# Exercise directions
Quote the listing in full, exactly as given, minus any pictures.

# Recorded data
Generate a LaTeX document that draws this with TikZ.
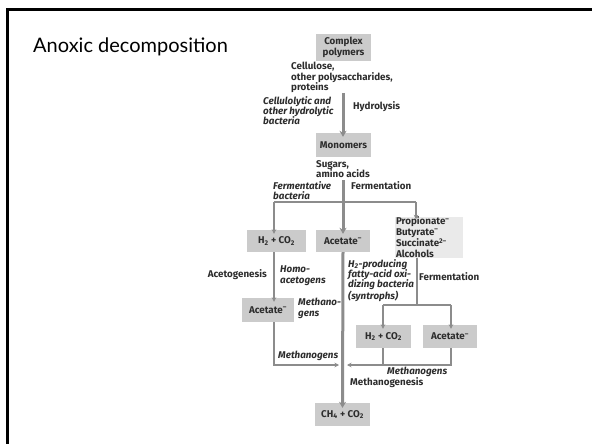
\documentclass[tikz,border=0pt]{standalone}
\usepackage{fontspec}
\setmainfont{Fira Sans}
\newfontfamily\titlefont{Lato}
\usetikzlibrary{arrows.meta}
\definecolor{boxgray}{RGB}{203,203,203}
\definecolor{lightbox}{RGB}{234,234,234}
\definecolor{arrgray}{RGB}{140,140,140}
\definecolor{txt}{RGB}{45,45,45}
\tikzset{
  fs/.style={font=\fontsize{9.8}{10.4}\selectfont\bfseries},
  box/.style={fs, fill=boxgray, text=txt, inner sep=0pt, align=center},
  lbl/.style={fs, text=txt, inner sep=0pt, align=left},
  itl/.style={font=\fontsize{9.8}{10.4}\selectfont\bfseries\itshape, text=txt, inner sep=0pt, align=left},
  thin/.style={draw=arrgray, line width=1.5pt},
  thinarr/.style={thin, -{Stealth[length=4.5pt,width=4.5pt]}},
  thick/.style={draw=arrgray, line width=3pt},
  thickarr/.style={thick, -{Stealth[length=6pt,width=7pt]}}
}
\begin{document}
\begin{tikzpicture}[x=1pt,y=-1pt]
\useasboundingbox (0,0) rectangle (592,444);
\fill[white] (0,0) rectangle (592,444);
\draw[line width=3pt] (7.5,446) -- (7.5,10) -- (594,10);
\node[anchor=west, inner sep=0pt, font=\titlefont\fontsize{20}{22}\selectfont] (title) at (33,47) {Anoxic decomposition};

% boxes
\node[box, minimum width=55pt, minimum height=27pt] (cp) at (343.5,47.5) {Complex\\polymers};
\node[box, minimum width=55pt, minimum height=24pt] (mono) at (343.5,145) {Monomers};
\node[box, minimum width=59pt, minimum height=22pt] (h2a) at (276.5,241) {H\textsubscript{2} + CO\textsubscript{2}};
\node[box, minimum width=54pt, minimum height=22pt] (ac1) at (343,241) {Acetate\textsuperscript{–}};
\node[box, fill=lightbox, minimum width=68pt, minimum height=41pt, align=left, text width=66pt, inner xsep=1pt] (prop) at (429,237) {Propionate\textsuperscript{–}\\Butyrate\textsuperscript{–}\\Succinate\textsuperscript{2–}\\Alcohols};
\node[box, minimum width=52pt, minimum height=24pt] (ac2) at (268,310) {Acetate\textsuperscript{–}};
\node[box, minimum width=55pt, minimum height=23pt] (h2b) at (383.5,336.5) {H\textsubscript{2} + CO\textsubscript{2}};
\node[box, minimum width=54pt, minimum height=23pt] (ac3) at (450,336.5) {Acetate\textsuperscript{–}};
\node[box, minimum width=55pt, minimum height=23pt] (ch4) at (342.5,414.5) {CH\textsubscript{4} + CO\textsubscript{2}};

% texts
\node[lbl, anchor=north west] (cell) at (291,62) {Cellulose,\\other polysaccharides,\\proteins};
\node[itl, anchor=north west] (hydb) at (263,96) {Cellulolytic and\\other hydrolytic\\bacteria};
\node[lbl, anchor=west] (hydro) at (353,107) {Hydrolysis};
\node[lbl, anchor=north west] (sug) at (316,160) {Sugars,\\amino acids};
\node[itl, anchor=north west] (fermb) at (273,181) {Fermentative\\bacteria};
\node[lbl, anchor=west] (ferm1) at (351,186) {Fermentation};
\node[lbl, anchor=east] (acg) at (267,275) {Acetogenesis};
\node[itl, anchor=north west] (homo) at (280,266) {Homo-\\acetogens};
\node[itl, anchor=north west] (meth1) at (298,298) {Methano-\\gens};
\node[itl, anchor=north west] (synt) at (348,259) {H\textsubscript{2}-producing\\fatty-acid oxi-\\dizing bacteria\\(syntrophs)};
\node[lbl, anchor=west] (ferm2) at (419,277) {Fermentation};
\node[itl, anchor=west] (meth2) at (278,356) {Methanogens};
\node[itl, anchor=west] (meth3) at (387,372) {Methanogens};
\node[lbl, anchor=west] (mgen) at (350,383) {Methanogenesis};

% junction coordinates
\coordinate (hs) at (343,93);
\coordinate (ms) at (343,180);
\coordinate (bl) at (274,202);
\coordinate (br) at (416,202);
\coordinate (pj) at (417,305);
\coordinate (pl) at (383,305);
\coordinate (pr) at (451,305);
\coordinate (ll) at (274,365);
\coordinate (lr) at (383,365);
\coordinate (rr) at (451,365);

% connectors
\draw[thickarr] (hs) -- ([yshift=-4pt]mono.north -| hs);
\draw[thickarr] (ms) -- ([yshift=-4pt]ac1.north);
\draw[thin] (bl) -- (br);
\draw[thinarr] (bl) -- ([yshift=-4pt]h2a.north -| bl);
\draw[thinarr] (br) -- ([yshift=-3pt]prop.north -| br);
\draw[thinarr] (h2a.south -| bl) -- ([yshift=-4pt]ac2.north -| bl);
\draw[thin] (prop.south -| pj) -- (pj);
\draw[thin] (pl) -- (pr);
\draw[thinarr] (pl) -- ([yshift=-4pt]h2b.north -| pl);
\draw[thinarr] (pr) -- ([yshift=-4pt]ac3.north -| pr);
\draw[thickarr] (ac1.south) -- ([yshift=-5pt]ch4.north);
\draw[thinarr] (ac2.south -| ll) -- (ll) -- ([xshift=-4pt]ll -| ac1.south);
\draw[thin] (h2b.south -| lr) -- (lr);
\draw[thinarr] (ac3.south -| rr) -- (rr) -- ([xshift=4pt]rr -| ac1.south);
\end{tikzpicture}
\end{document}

# Solution below
Generate a LaTeX document that draws this with TikZ.
\documentclass[tikz,border=0pt]{standalone}
\usepackage{fontspec}
\setmainfont{Fira Sans}
\newfontfamily\titlefont{Lato}
\usetikzlibrary{arrows.meta}
\definecolor{boxgray}{RGB}{203,203,203}
\definecolor{lightbox}{RGB}{234,234,234}
\definecolor{arrgray}{RGB}{140,140,140}
\definecolor{txt}{RGB}{45,45,45}
\tikzset{
  fs/.style={font=\fontsize{9.8}{10.4}\selectfont\bfseries},
  box/.style={fs, fill=boxgray, text=txt, inner sep=0pt, align=center},
  lbl/.style={fs, text=txt, inner sep=0pt, align=left},
  itl/.style={font=\fontsize{9.8}{10.4}\selectfont\bfseries\itshape, text=txt, inner sep=0pt, align=left},
  thin/.style={draw=arrgray, line width=1.5pt},
  thinarr/.style={thin, -{Stealth[length=4.5pt,width=4.5pt]}},
  thick/.style={draw=arrgray, line width=3pt},
  thickarr/.style={thick, -{Stealth[length=6pt,width=7pt]}}
}
\begin{document}
\begin{tikzpicture}[x=1pt,y=-1pt]
\useasboundingbox (0,0) rectangle (592,444);
\fill[white] (0,0) rectangle (592,444);
\draw[line width=3pt] (7.5,446) -- (7.5,10) -- (594,10);
\node[anchor=west, inner sep=0pt, font=\titlefont\fontsize{20}{22}\selectfont] (title) at (33,47) {Anoxic decomposition};

% boxes
\node[box, minimum width=55pt, minimum height=27pt] (cp) at (343.5,47.5) {Complex\\polymers};
\node[box, minimum width=55pt, minimum height=24pt] (mono) at (343.5,145) {Monomers};
\node[box, minimum width=59pt, minimum height=22pt] (h2a) at (276.5,241) {H\textsubscript{2} + CO\textsubscript{2}};
\node[box, minimum width=54pt, minimum height=22pt] (ac1) at (343,241) {Acetate\textsuperscript{–}};
\node[box, fill=lightbox, minimum width=68pt, minimum height=41pt, align=left, text width=66pt, inner xsep=1pt] (prop) at (429,237) {Propionate\textsuperscript{–}\\Butyrate\textsuperscript{–}\\Succinate\textsuperscript{2–}\\Alcohols};
\node[box, minimum width=52pt, minimum height=24pt] (ac2) at (268,310) {Acetate\textsuperscript{–}};
\node[box, minimum width=55pt, minimum height=23pt] (h2b) at (383.5,336.5) {H\textsubscript{2} + CO\textsubscript{2}};
\node[box, minimum width=54pt, minimum height=23pt] (ac3) at (450,336.5) {Acetate\textsuperscript{–}};
\node[box, minimum width=55pt, minimum height=23pt] (ch4) at (342.5,414.5) {CH\textsubscript{4} + CO\textsubscript{2}};

% texts
\node[lbl, anchor=north west] (cell) at (291,62) {Cellulose,\\other polysaccharides,\\proteins};
\node[itl, anchor=north west] (hydb) at (263,96) {Cellulolytic and\\other hydrolytic\\bacteria};
\node[lbl, anchor=west] (hydro) at (353,107) {Hydrolysis};
\node[lbl, anchor=north west] (sug) at (316,160) {Sugars,\\amino acids};
\node[itl, anchor=north west] (fermb) at (273,181) {Fermentative\\bacteria};
\node[lbl, anchor=west] (ferm1) at (351,186) {Fermentation};
\node[lbl, anchor=east] (acg) at (267,275) {Acetogenesis};
\node[itl, anchor=north west] (homo) at (280,266) {Homo-\\acetogens};
\node[itl, anchor=north west] (meth1) at (298,298) {Methano-\\gens};
\node[itl, anchor=north west] (synt) at (348,259) {H\textsubscript{2}-producing\\fatty-acid oxi-\\dizing bacteria\\(syntrophs)};
\node[lbl, anchor=west] (ferm2) at (419,277) {Fermentation};
\node[itl, anchor=west] (meth2) at (278,356) {Methanogens};
\node[itl, anchor=west] (meth3) at (387,372) {Methanogens};
\node[lbl, anchor=west] (mgen) at (350,383) {Methanogenesis};

% junction coordinates
\coordinate (hs) at (343,93);
\coordinate (ms) at (343,180);
\coordinate (bl) at (274,202);
\coordinate (br) at (416,202);
\coordinate (pj) at (417,305);
\coordinate (pl) at (383,305);
\coordinate (pr) at (451,305);
\coordinate (ll) at (274,365);
\coordinate (lr) at (383,365);
\coordinate (rr) at (451,365);

% connectors
\draw[thickarr] (hs) -- ([yshift=-4pt]mono.north -| hs);
\draw[thickarr] (ms) -- ([yshift=-4pt]ac1.north);
\draw[thin] (bl) -- (br);
\draw[thinarr] (bl) -- ([yshift=-4pt]h2a.north -| bl);
\draw[thinarr] (br) -- ([yshift=-3pt]prop.north -| br);
\draw[thinarr] (h2a.south -| bl) -- ([yshift=-4pt]ac2.north -| bl);
\draw[thin] (prop.south -| pj) -- (pj);
\draw[thin] (pl) -- (pr);
\draw[thinarr] (pl) -- ([yshift=-4pt]h2b.north -| pl);
\draw[thinarr] (pr) -- ([yshift=-4pt]ac3.north -| pr);
\draw[thickarr] (ac1.south) -- ([yshift=-5pt]ch4.north);
\draw[thinarr] (ac2.south -| ll) -- (ll) -- ([xshift=-4pt]ll -| ac1.south);
\draw[thin] (h2b.south -| lr) -- (lr);
\draw[thinarr] (ac3.south -| rr) -- (rr) -- ([xshift=4pt]rr -| ac1.south);
\end{tikzpicture}
\end{document}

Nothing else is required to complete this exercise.